Обмакнув печенье-«мадленку?? в чай, он в тот же миг, едва смешанные с чаем крошки касаются его нёба, вздрагивает, прислушиваясь к тому необычайному, что творится в нем: «Меня охватило дивное наслаждение, особое, непонятное по своей причине. Оно тотчас же сделало для меня неважными все превратности жизни, безвредными ее бедствия, иллюзорной ее краткость, подобно тому, как действует любовь, наполняя меня некоей драгоценной сутью; или, скорее, эта суть была уже не во мне, она была мною. Я перестал ощущать себя заурядным, случайным, смертным. Откуда же смогла явиться ко мне эта могучая радость?»
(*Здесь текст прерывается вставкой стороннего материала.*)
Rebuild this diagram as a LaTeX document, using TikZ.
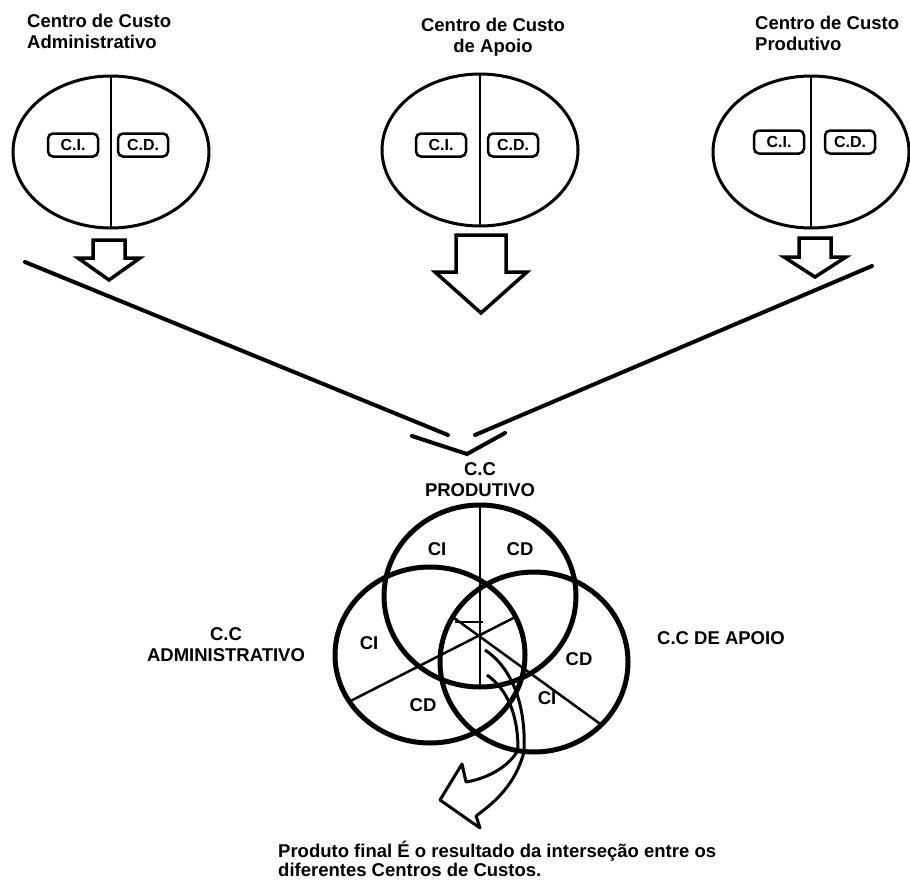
\documentclass[tikz,border=0pt]{standalone}
\usepackage{fontspec}
\setmainfont{Liberation Sans}
\usetikzlibrary{shapes.geometric}

\tikzset{
  lbl/.style={font=\bfseries\fontsize{18.5}{21}\selectfont, inner sep=0pt},
  cibox/.style={draw, line width=2.5pt, rounded corners=5pt, minimum width=50pt, minimum height=23pt, inner sep=0pt, font=\bfseries\fontsize{16}{18}\selectfont},
  ccell/.style={draw, ellipse, line width=3pt, inner sep=0pt, outer sep=0pt, minimum width=196pt, minimum height=152pt},
  venn/.style={draw, ellipse, line width=5pt, inner sep=0pt, outer sep=0pt},
  fat/.style={line width=4pt, line cap=round},
  blk/.style={line width=3.5pt, line join=miter},
  sector/.style={line width=2.5pt},
}

\begin{document}
\begin{tikzpicture}[x=1pt,y=-1pt]
\useasboundingbox[fill=white] (0,0) rectangle (910,881);

% the three cost centres on top
\node[ccell] (adm) at (111,152) {};
\draw[line width=2pt] (adm.north) -- (adm.south);
\node[cibox] (admci) at (73,145) {C.I.};
\node[cibox] (admcd) at (143,145) {C.D.};
\node[lbl, anchor=north west, align=left] (admtit) at (27,14) {Centro de Custo\\Administrativo};

\node[ccell] (apo) at (480,150) {};
\draw[line width=2pt] (apo.north) -- (apo.south);
\node[cibox] (apoci) at (441,145) {C.I.};
\node[cibox] (apocd) at (513,145) {C.D.};
\node[lbl, anchor=north, align=center] (apotit) at (493,18) {Centro de Custo\\de Apoio};

\node[ccell] (pro) at (811,152) {};
\draw[line width=2pt] (pro.north) -- (pro.south);
\node[cibox] (proci) at (779,142) {C.I.};
\node[cibox] (procd) at (850,142) {C.D.};
\node[lbl, anchor=north west, align=left] (protit) at (755,16) {Centro de Custo\\Produtivo};

% block arrows
\draw[blk] (93,240) -- (125,240) -- (125,258) -- (140,258) -- (109,280) -- (78,258) -- (93,258) -- cycle;
\draw[blk] (456,235) -- (506,235) -- (506,272) -- (527,272) -- (481,313) -- (435,272) -- (456,272) -- cycle;
\draw[blk] (799,238) -- (831,238) -- (831,257) -- (846,257) -- (815,277) -- (784,257) -- (799,257) -- cycle;

% funnel
\coordinate (l1) at (25,262);
\coordinate (l2) at (448,435);
\coordinate (r1) at (872,266);
\coordinate (r2) at (475,435);
\coordinate (v1) at (412,436);
\coordinate (v2) at (467,454);
\coordinate (v3) at (505,433);
\draw[fat] (l1) -- (l2);
\draw[fat] (r1) -- (r2);
\draw[fat] (v1) -- (v2) -- (v3);

% the three overlapping centres
\node[lbl, anchor=north, align=center] (ccprodtit) at (480,462) {C.C\\PRODUTIVO};
\node[venn, minimum width=192pt, minimum height=182pt] (ccprod) at (480,596) {};
\node[venn, minimum width=190pt, minimum height=176pt] (ccadm) at (430,655) {};
\node[venn, minimum width=188pt, minimum height=180pt] (ccapo) at (534,662) {};

\draw[sector] (ccprod.north) -- (ccprod.south);
\draw[sector] (ccadm.210) -- (ccadm.24);
\draw[sector] (ccapo.151) -- (ccapo.317);
\coordinate (h1) at (455,622);
\coordinate (h2) at (483,622);
\draw[sector] (h1) -- (h2);

\node[lbl] (pci) at (437,549) {CI};
\node[lbl] (pcd) at (520,549) {CD};
\node[lbl] (aci) at (369,643) {CI};
\node[lbl] (acd) at (423,705) {CD};
\node[lbl] (bcd) at (579,659) {CD};
\node[lbl] (bci) at (547,698) {CI};

\node[lbl, align=center] (admlbl) at (226,645) {C.C\\ADMINISTRATIVO};
\node[lbl, anchor=west] (apolbl) at (657,638) {C.C DE APOIO};

% curved arrow out of the intersection
\draw[line width=3pt, line join=round] (485,650) .. controls (515,670) and (526,710) .. (524,752)
  .. controls (515,785) and (495,802) .. (476,816)
  -- (480,828) -- (440,800) -- (462,764) -- (466,782)
  .. controls (490,778) and (510,765) .. (518,750)
  .. controls (518,715) and (508,690) .. (487,675);

\node[lbl, anchor=north west, align=left, font=\bfseries\fontsize{18.5}{19}\selectfont] (final) at (278,841) {Produto final É o resultado da interseção entre os\\diferentes Centros de Custos.};
\end{tikzpicture}
\end{document}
И вдруг к нему приходит воспоминание — о кусочке «мад-ленки», которой воскресным утром, когда он был ребенком, потчевала его тетя Леония, обмакнув в чай или липовый цвет. «Но когда от давнего прошлого уже не остается ничего после смерти существ, после разрушения вещей, одни лишь более хрупкие, но более живучие, более нематериальные, более упорные и верные запах и вкус еще долго продолжают, подобно душам, вспоминать, ждать, надеяться на руинах всего остального, непокорно нести на почти неощутимой капельке огромное здание воспоминаний…» Как только он узнал этот вкус, всплыло все его детство, тоже не в форме рассудочных и лишенных всякой силы воспоминаний, но надежное, живое, все еще заряженное эмоциями, которые придавали ему столько прелести.
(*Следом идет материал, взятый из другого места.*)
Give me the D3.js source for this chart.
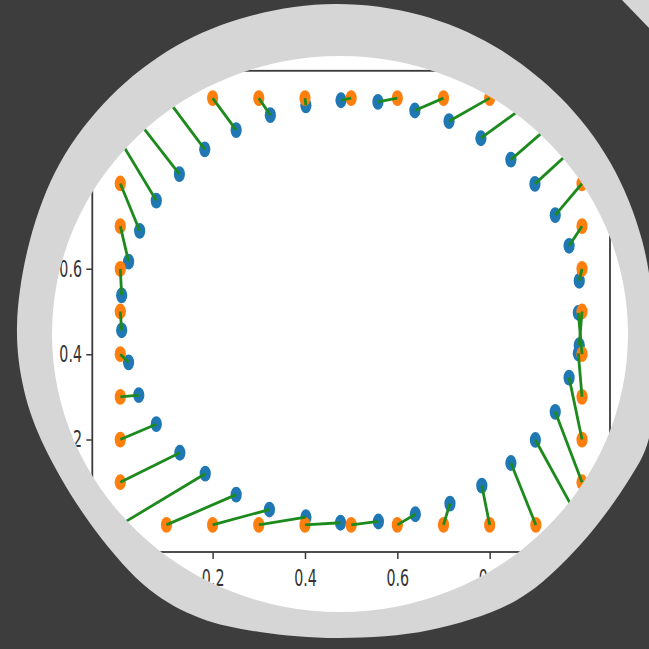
<!DOCTYPE html>
<html>
<head>
<meta charset="utf-8">
<script src="https://cdn.jsdelivr.net/npm/d3@7"></script>
<style>
html,body{margin:0;padding:0;background:#3d3d3d;}
svg{display:block;}
</style>
</head>
<body>
<svg id="chart" width="649" height="649"></svg>
<script>
// ---- data ----
const orangeX = [0.0,0.1,0.2,0.3,0.4,0.5,0.6,0.7,0.8,0.9, 1,1,1,1,1,1,1,1,1,1, 1.0,0.9,0.8,0.7,0.6,0.5,0.4,0.3,0.2,0.1, 0,0,0,0,0,0,0,0,0,0];
const orangeY = [0,0,0,0,0,0,0,0,0,0, 0.0,0.1,0.2,0.3,0.4,0.5,0.6,0.7,0.8,0.9, 1,1,1,1,1,1,1,1,1,1, 1.0,0.9,0.8,0.7,0.6,0.5,0.4,0.3,0.2,0.1];
const blueX = [0.184,0.251,0.323,0.402,0.477,0.559,0.639,0.714,0.783,0.846,
               0.899,0.942,0.972,0.992,0.992,0.994,0.994,0.972,0.942,0.898,
               0.846,0.781,0.712,0.638,0.558,0.478,0.402,0.325,0.251,0.183,
               0.128,0.078,0.042,0.018,0.003,0.003,0.018,0.040,0.078,0.129];
const blueY = [0.120,0.071,0.036,0.018,0.005,0.008,0.025,0.050,0.092,0.145,
               0.199,0.265,0.345,0.402,0.497,0.421,0.572,0.654,0.726,0.799,
               0.856,0.906,0.946,0.971,0.991,0.995,0.983,0.960,0.925,0.880,
               0.822,0.760,0.689,0.617,0.538,0.456,0.381,0.304,0.236,0.169];
const xTicks = [0.0,0.2,0.4,0.6,0.8,1.0];
const yTicks = [0.0,0.2,0.4,0.6,0.8,1.0];

// ---- frame (magnifier) ----
const svg = d3.select("#chart");
const W = 649, H = 649;
svg.append("rect").attr("width",W).attr("height",H).attr("fill","#3d3d3d");

// second lens edge in top-right corner
svg.append("path").attr("d","M622,0 L649,0 L649,28 Z").attr("fill","#d6d6d6");

const outerPts = [[17,326],[30,240],[60,163],[110,97],[176,46],[250,16],[335,4],[420,15],[494,46],[560,97],[610,162],[642,240],[655,330],[654,400],[647,445],[630,478],[581,544],[517,600],[430,630],[340,638],[260,632],[200,618],[150,590],[95,530],[45,448],[24,390]];
svg.append("path")
  .attr("d", d3.line().curve(d3.curveCatmullRomClosed.alpha(0.5))(outerPts))
  .attr("fill","#d6d6d6");

// inner lens (ellipse)
const lcx = 340, lcy = 334, la = 288, lb = 278;
svg.append("ellipse").attr("cx",lcx).attr("cy",lcy).attr("rx",la).attr("ry",lb).attr("fill","#ffffff");
svg.append("clipPath").attr("id","lens").append("ellipse")
  .attr("cx",lcx).attr("cy",lcy).attr("rx",la).attr("ry",lb);

const g = svg.append("g").attr("clip-path","url(#lens)");

// ---- scales ----
const x = d3.scaleLinear().domain([-0.0606, 1.0606]).range([92.3, 610]);
const y = d3.scaleLinear().domain([-0.0635, 1.064]).range([552, 70.8]);

// spines
g.append("rect")
  .attr("x", x.range()[0]).attr("y", y.range()[1])
  .attr("width", x.range()[1]-x.range()[0]).attr("height", y.range()[0]-y.range()[1])
  .attr("fill","none").attr("stroke","#3a3a3a").attr("stroke-width",1.8);

const fmt = d3.format(".1f");
const sx = 0.62;

const xAxis = g.append("g").attr("transform",`translate(0,${y.range()[0]})`)
  .call(d3.axisBottom(x).tickValues(xTicks).tickFormat(fmt).tickSize(7).tickSizeOuter(0).tickPadding(10.5));
const yAxis = g.append("g").attr("transform",`translate(${x.range()[0]},0)`)
  .call(d3.axisLeft(y).tickValues(yTicks).tickFormat(fmt).tickSize(6).tickSizeOuter(0).tickPadding(4));
[xAxis, yAxis].forEach(ax => {
  ax.select(".domain").remove();
  ax.selectAll(".tick line").attr("stroke","#3a3a3a").attr("stroke-width",1.5);
  ax.selectAll(".tick text")
    .attr("fill","#333")
    .style("font-family","'DejaVu Sans', sans-serif")
    .style("font-size","23px");
});
xAxis.selectAll(".tick text").attr("transform",`scale(${sx},1)`);
yAxis.selectAll(".tick text").attr("x", -10.3/sx).attr("transform",`scale(${sx},1)`);

// ---- marks ----
const idx = d3.range(orangeX.length);
const rx = 5.6, ry = 7.9;
g.append("g").selectAll("ellipse").data(idx).join("ellipse")
  .attr("cx", i => x(blueX[i])).attr("cy", i => y(blueY[i]))
  .attr("rx", rx).attr("ry", ry).attr("fill","#1f77b4");
g.append("g").selectAll("ellipse").data(idx).join("ellipse")
  .attr("cx", i => x(orangeX[i])).attr("cy", i => y(orangeY[i]))
  .attr("rx", rx).attr("ry", ry).attr("fill","#ff7f0e");
g.append("g").selectAll("line").data(idx).join("line")
  .attr("x1", i => x(orangeX[i])).attr("y1", i => y(orangeY[i]))
  .attr("x2", i => x(blueX[i])).attr("y2", i => y(blueY[i]))
  .attr("stroke","#1d8a1d").attr("stroke-width",2.8);
</script>
</body>
</html>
В этот миг время обретено, и вместе с тем побеждено, потому что целый кусок прошлого смог стать настоящим. Такие вот мгновения и дают художнику чувство, будто он завоевал вечность. Этот «новый оттенок радости, этот зов к радости внеземной» он не забудет никогда. Другие писатели предчувствовали его (Шатобриан, Нерваль, Мюссе), но ни один до Пруста не подумал сделать из этих пар «ощущений-воспоминаний» саму материю своего произведения. Центральным сюжетом его романа будет не изображение определенной части французского общества конца девятнадцатого века, не новый анализ любви (вот почему довольно глупо говорить, что произведение Пруста недолговечно — дескать, то общество уже исчезло, а любовные нравы изменились), но борьба Духа против Времени, невозможность обрести в реальной жизни точку опоры, за которую Я могло бы ухватиться, долг найти эту точку опоры в себе самом, возможность отыскать ее в произведении искусства. Вот главная тема, глубокая и новая, «Поисков утраченного времени».
План книги
Оставив мысль написать об одном персонаже, Сване, объективный роман, и будучи архитектором, который еще до чертежа представляет себе здание, какое хочет построить, Пруст должен был увидеть в коротком озарении, аналогичном тому, что описал в конце «Обретенного времени», пространный полуавтобиографический роман, сконструированный не так, как обычные романы, следуя порядку космического и социального времени, но согласно законам духовной вселенной или воспоминания, волшебного мира, «где пространство и время отменены». Предполагают, что он должен был подумать о «Piaeterita» («Минувшем») Рескина, романах Томаса Харди («Возлюбленная») и Джордж Элиот («Мельница на Флоссе»), равно как и об искусстве Вагнера, которому в Тетрадях посвящены столь многочисленные страницы. Построение по темам не менее строго, чем линейное построение классических романистов. Великое произведение Пруста, приходится повторить это, обладает простотой и величественностью собора. Обрамление капителей, фигуры витражей, святые порталов, рассеянный свет, рокот орга'на, все это особый мир, но главные линии нефа не теряют от этого своей чистоты и простоты.